Work to do: Once the pictures are set aside, transcribe the remaining data exactly.

Data block:
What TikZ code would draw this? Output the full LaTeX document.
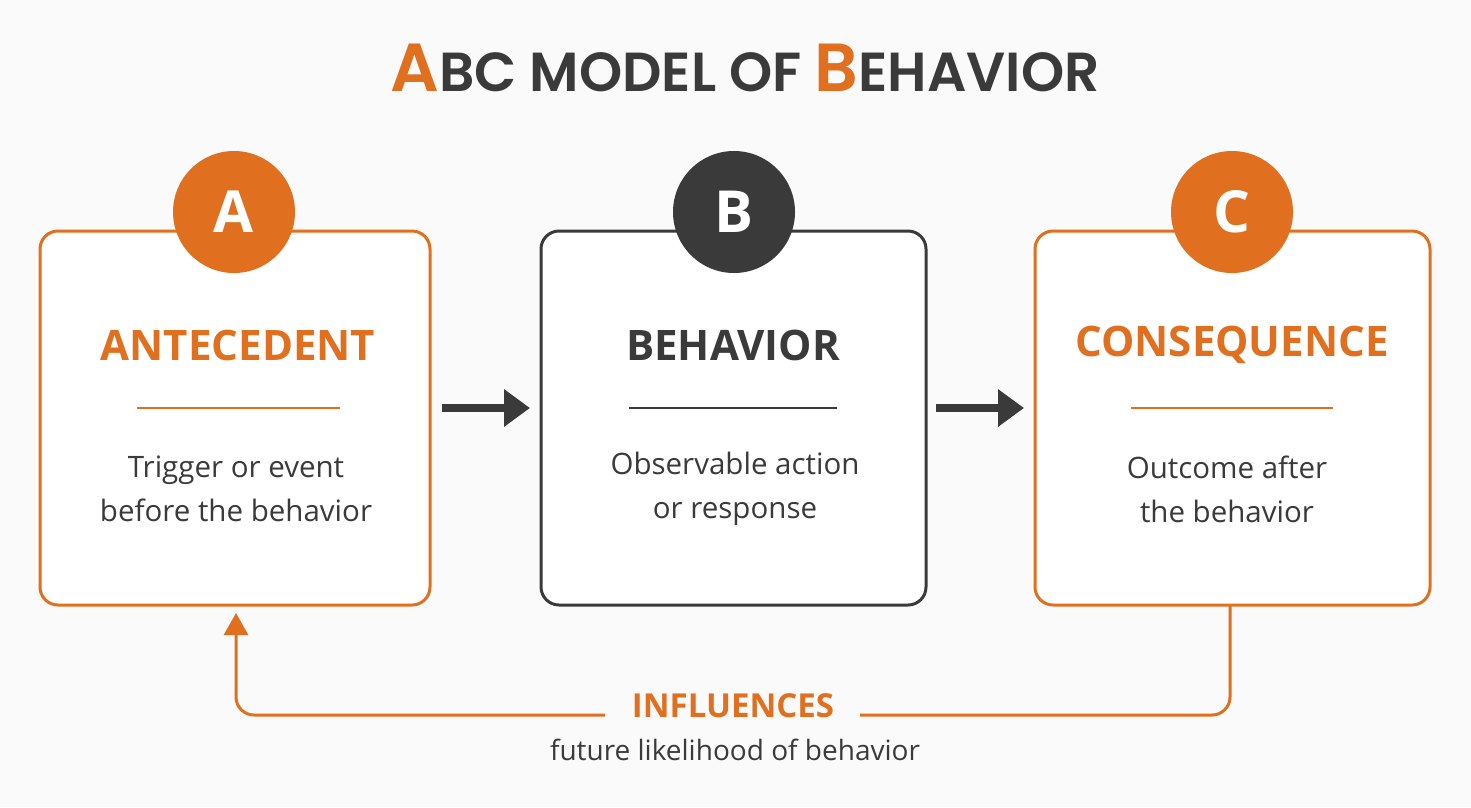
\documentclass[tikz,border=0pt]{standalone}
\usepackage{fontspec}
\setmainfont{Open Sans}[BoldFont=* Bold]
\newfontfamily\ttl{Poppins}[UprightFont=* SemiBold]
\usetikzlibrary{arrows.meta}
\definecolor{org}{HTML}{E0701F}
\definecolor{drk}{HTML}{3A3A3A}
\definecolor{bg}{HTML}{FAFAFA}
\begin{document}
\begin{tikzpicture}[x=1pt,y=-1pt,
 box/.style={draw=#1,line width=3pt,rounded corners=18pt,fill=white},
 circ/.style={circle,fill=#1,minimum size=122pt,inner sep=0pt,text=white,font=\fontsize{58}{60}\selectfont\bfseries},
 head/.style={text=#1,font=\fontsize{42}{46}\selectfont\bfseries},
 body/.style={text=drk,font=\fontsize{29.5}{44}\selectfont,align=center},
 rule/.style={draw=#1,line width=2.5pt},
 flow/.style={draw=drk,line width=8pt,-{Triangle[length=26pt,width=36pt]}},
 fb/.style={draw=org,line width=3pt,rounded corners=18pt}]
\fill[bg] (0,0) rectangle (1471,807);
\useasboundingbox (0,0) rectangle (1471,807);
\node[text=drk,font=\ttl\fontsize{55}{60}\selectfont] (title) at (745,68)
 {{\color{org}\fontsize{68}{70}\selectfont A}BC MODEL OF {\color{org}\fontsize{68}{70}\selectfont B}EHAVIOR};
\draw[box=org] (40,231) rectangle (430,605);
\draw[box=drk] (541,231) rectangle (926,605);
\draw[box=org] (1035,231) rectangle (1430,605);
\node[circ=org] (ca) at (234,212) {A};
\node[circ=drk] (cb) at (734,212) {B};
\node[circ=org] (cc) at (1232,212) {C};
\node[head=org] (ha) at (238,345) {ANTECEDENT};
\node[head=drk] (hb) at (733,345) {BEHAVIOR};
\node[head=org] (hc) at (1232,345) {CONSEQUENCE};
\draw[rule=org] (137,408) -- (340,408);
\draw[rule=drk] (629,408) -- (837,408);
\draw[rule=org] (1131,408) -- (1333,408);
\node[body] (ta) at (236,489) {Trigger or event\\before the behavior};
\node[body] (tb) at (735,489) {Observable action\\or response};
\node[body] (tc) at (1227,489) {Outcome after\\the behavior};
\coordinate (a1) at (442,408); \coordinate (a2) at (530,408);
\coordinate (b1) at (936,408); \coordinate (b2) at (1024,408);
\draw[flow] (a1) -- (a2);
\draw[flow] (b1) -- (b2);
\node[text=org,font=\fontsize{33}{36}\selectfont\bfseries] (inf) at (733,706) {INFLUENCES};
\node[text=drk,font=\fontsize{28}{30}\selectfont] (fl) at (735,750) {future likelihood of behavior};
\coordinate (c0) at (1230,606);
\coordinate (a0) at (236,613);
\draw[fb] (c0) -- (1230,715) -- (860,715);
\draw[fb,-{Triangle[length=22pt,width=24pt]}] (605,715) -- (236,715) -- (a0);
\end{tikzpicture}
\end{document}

Result for this exercise:
What TikZ code would draw this? Output the full LaTeX document.
\documentclass[tikz,border=0pt]{standalone}
\usepackage{fontspec}
\setmainfont{Open Sans}[BoldFont=* Bold]
\newfontfamily\ttl{Poppins}[UprightFont=* SemiBold]
\usetikzlibrary{arrows.meta}
\definecolor{org}{HTML}{E0701F}
\definecolor{drk}{HTML}{3A3A3A}
\definecolor{bg}{HTML}{FAFAFA}
\begin{document}
\begin{tikzpicture}[x=1pt,y=-1pt,
 box/.style={draw=#1,line width=3pt,rounded corners=18pt,fill=white},
 circ/.style={circle,fill=#1,minimum size=122pt,inner sep=0pt,text=white,font=\fontsize{58}{60}\selectfont\bfseries},
 head/.style={text=#1,font=\fontsize{42}{46}\selectfont\bfseries},
 body/.style={text=drk,font=\fontsize{29.5}{44}\selectfont,align=center},
 rule/.style={draw=#1,line width=2.5pt},
 flow/.style={draw=drk,line width=8pt,-{Triangle[length=26pt,width=36pt]}},
 fb/.style={draw=org,line width=3pt,rounded corners=18pt}]
\fill[bg] (0,0) rectangle (1471,807);
\useasboundingbox (0,0) rectangle (1471,807);
\node[text=drk,font=\ttl\fontsize{55}{60}\selectfont] (title) at (745,68)
 {{\color{org}\fontsize{68}{70}\selectfont A}BC MODEL OF {\color{org}\fontsize{68}{70}\selectfont B}EHAVIOR};
\draw[box=org] (40,231) rectangle (430,605);
\draw[box=drk] (541,231) rectangle (926,605);
\draw[box=org] (1035,231) rectangle (1430,605);
\node[circ=org] (ca) at (234,212) {A};
\node[circ=drk] (cb) at (734,212) {B};
\node[circ=org] (cc) at (1232,212) {C};
\node[head=org] (ha) at (238,345) {ANTECEDENT};
\node[head=drk] (hb) at (733,345) {BEHAVIOR};
\node[head=org] (hc) at (1232,345) {CONSEQUENCE};
\draw[rule=org] (137,408) -- (340,408);
\draw[rule=drk] (629,408) -- (837,408);
\draw[rule=org] (1131,408) -- (1333,408);
\node[body] (ta) at (236,489) {Trigger or event\\before the behavior};
\node[body] (tb) at (735,489) {Observable action\\or response};
\node[body] (tc) at (1227,489) {Outcome after\\the behavior};
\coordinate (a1) at (442,408); \coordinate (a2) at (530,408);
\coordinate (b1) at (936,408); \coordinate (b2) at (1024,408);
\draw[flow] (a1) -- (a2);
\draw[flow] (b1) -- (b2);
\node[text=org,font=\fontsize{33}{36}\selectfont\bfseries] (inf) at (733,706) {INFLUENCES};
\node[text=drk,font=\fontsize{28}{30}\selectfont] (fl) at (735,750) {future likelihood of behavior};
\coordinate (c0) at (1230,606);
\coordinate (a0) at (236,613);
\draw[fb] (c0) -- (1230,715) -- (860,715);
\draw[fb,-{Triangle[length=22pt,width=24pt]}] (605,715) -- (236,715) -- (a0);
\end{tikzpicture}
\end{document}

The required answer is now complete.